Regional Emergency Situations Minister Boris Dzgoyev said 323 victims, including 156 children, had been killed in the violence. Russian Deputy Prosecutor Sergei Fridinsky said that all 35 attackers had been eliminated.
Medical officials said 448 people, including 248 children had been hospitalized as a result of the crisis, which ended in a wave of violence Friday. Commandos stormed the school and battled militants as crying children, some naked and covered with blood, managed to flee through explosions and gunfire after 53 hours during which the hostage-takers herded them into the gym, denied them food and water and threatened to kill them by detonating explosives they had rigged up.

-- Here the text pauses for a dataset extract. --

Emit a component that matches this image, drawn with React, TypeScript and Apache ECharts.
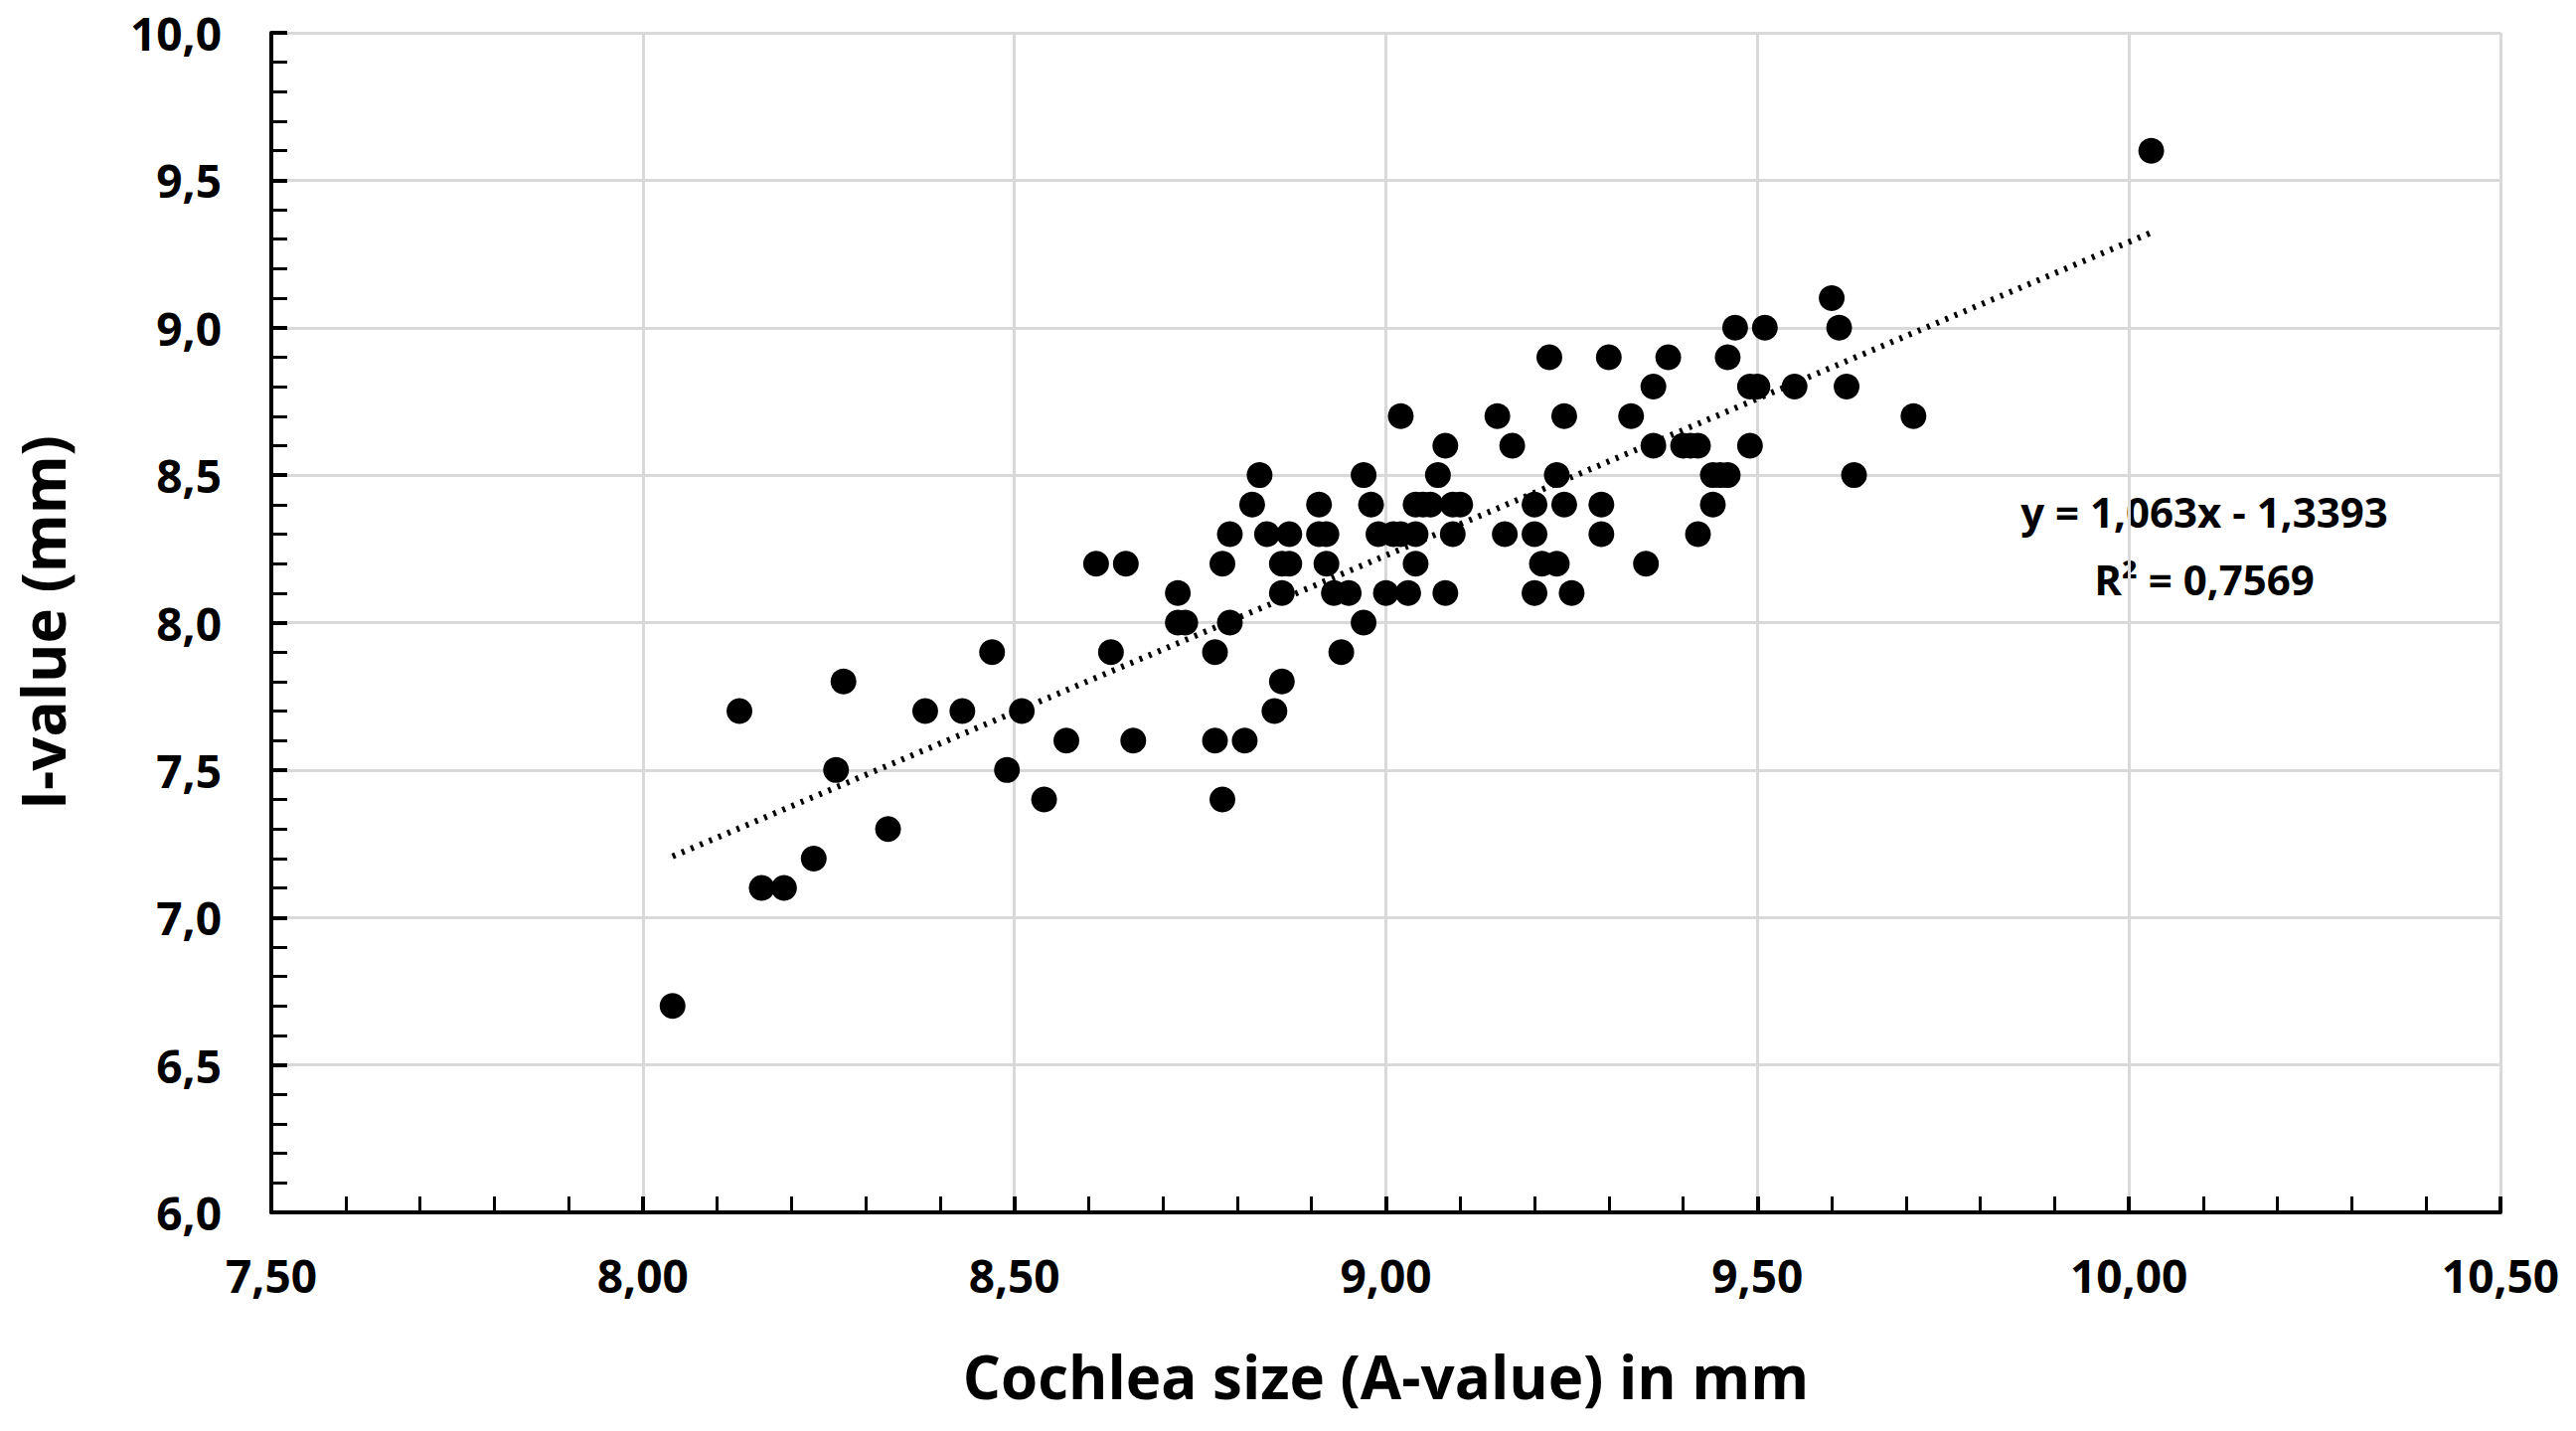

Most of the dead had been in the school’s gymnasium, officials said. They were killed either by explosions that brought down the roof or by the fire and the battles between soldiers and captors that followed.
Freed hostages described Friday’s mayhem. “Bombs were strung all over the gym,” one teenage girl told state television. “Tape came unstuck on one and it blew up.”
“There were two big explosions,” said a woman in her 40s. “We started pushing all the children out of the windows... Everyone who was there started pushing them out.”
Explosives and arms used by the gunmen had been smuggled into the school well in advance during summer building work, Interfax quoted an unnamed regional security source as saying.
One source was quoted as saying the militants first scouted out two other schools before settling on School Number One — the main one in Beslan — because it was undergoing major reconstruction work over the summer. “Some of the teachers taken hostage recognized a few of the rebels because they worked on the school construction project,” Ismel Shaov, spokesman for the North Ossetian Interior Ministry, said.
“They brought in a lot of explosives while they were doing their work.”
Putin said international terrorists had declared “a full-scale war” against Russia, and that due to the collapse of the Soviet Union, the nation was weakened and unable to respond as effectively as it must.
“In general, we need to admit that we did not show an understanding of the complexities and dangers of the processes occurring in our own country and in the world,” he said. “In any case, we couldn’t adequately react ... We showed weakness, and weak people are beaten.”